J'ai appris le sens de mots que je ne suis pas sûre d'avoir l'opportunité de recaser comme bistoule (café sucré arrosé dans le nord de la France), immarcescible (qui ne peut se flétrir), orexigène (susceptible de stimuler ou d'augmenter l'appétit de favoriser l'augmentation de la masse corporelle), arroches (sorte d'épinard ancien), voire même jaseurs et bruants (noms d'oiseaux).
Je n'avais jamais rencontré le verbe obombrer (estomper), et je sais aujourd'hui qu'on peut rêver d'un monde nouveau, meilleur, dont les forêts obombront les démons de l'ancien monde (p. 199). Un monde où l'humain sera replacé en son centre de gravité en vertu de la constatation que mieux vaut balancer de la bouffe que des pavés, ça va plus loin (p. 194).

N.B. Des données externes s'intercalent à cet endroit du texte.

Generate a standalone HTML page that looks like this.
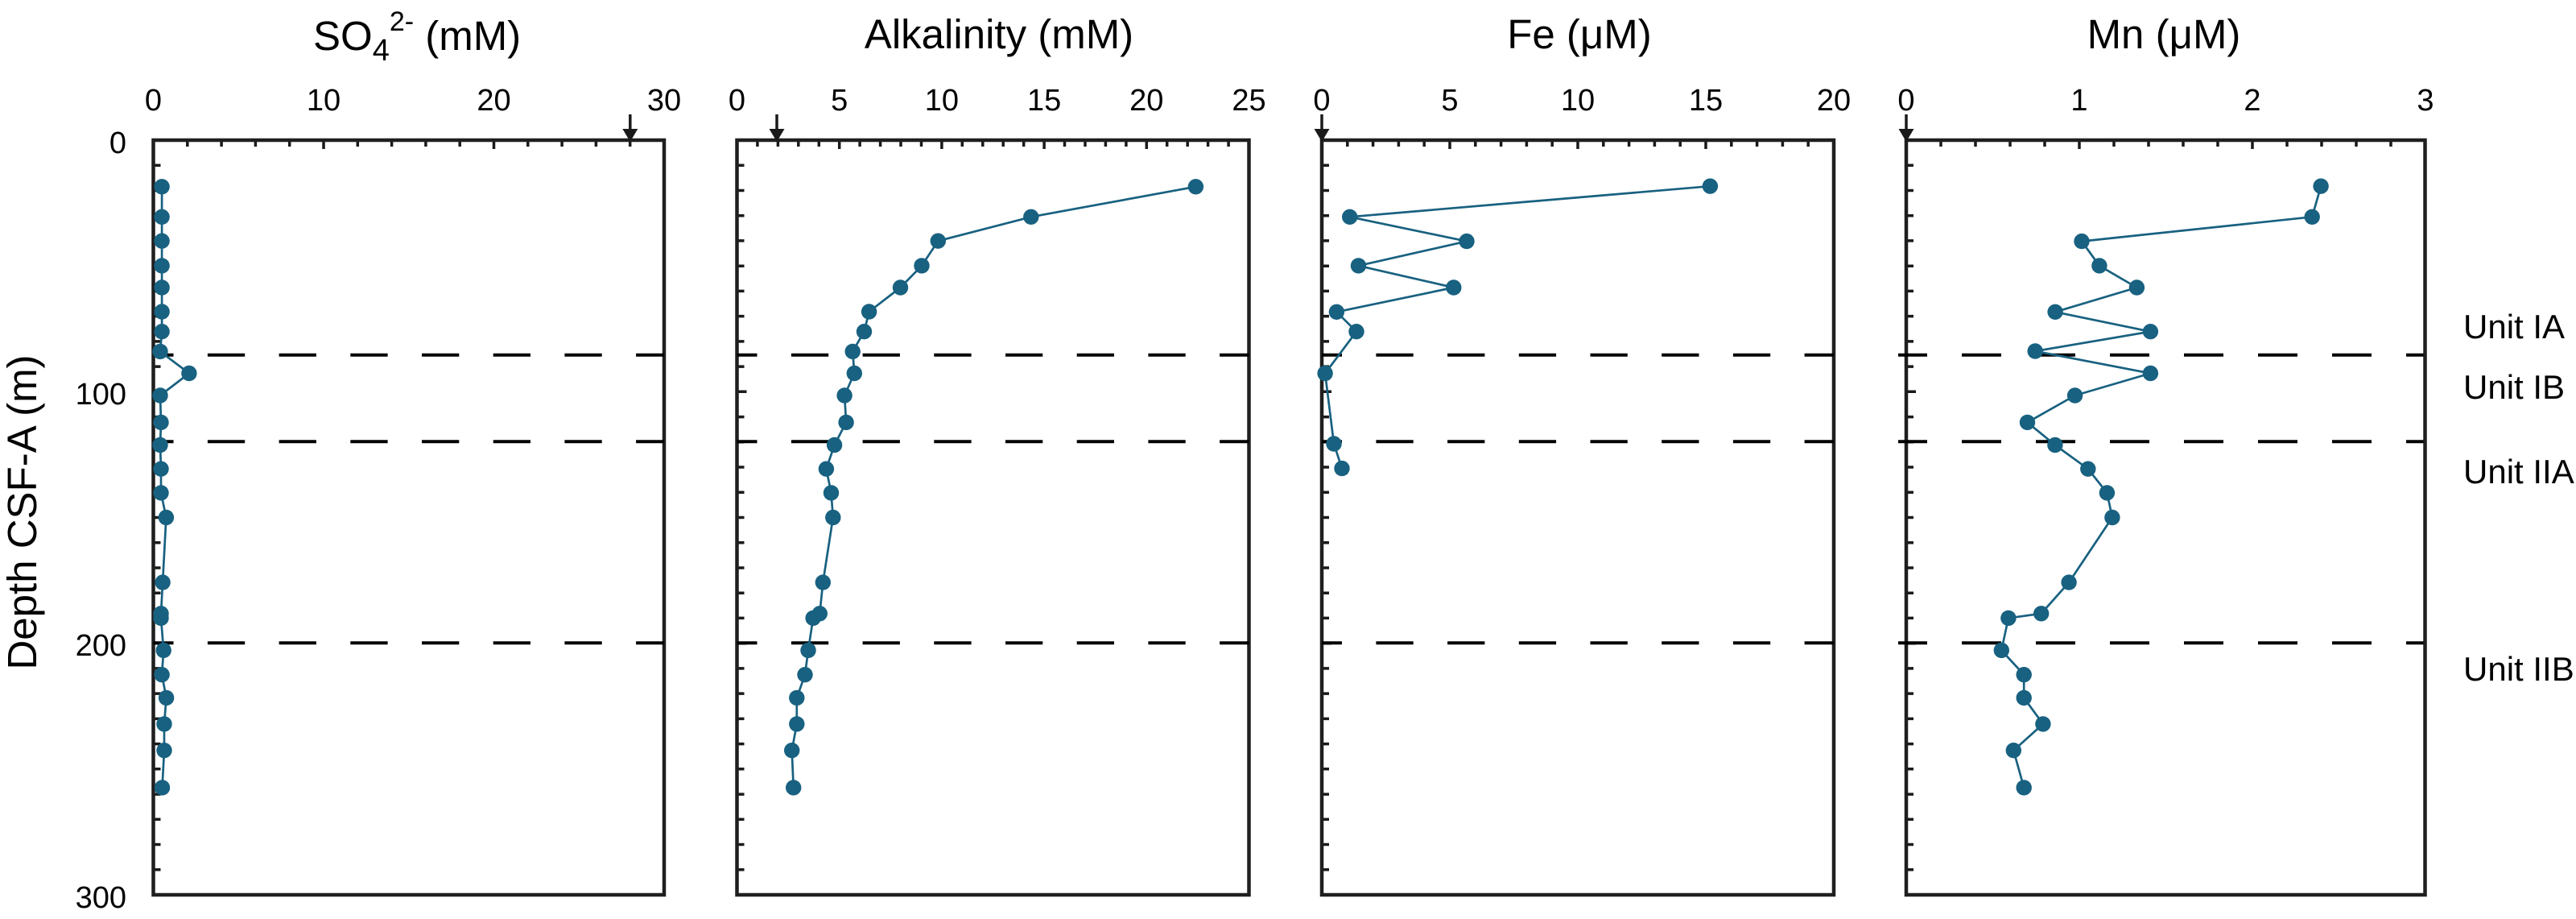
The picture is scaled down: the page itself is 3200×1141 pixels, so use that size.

S'il est vrai que les utopies sont le sang de nos rêves (p. 211), que nombre d'animaux ont disparu (comme le tarpan, depuis 1909 et dont j'ignorais même l'existence) et que de multiples ethnies sont elles aussi en voie d'extinction, il n'y a pas, pour amender le monde, une seule solution. Il y en a dix mille. C'est avec ces mots que se termine le livre en nous permettant de croire à l'espoir, au coeur des hommes, en leur capacité à aller vers un monde meilleur.
Grégoire Delacourt est né en 1960 à Valenciennes dans le Nord. Il a travaillé plus d'une vingtaine d'années dans la publicité (qu'il appelle "réclame"). Il écrit depuis très longtemps mais son premier roman, L’Écrivain de la Famille a été publié chez Lattès en 2010. Il enchaina ensuite de multiples succès littéraires, dont La liste de mes envies (2012) adapté au théâtre puis au cinéma, On ne voyait que le bonheur (2014), Les quatre saisons de l'été (2015) et plusieurs autres livres. Depuis quelques mois il vit à New York où il fut -lui aussi- confiné. Il y éprouva, dit-il, une furieuse envie de peindre la grisaille. Voilà qui est fait !
Lu en version numérique de 242 pages via NetGalley que je remercie.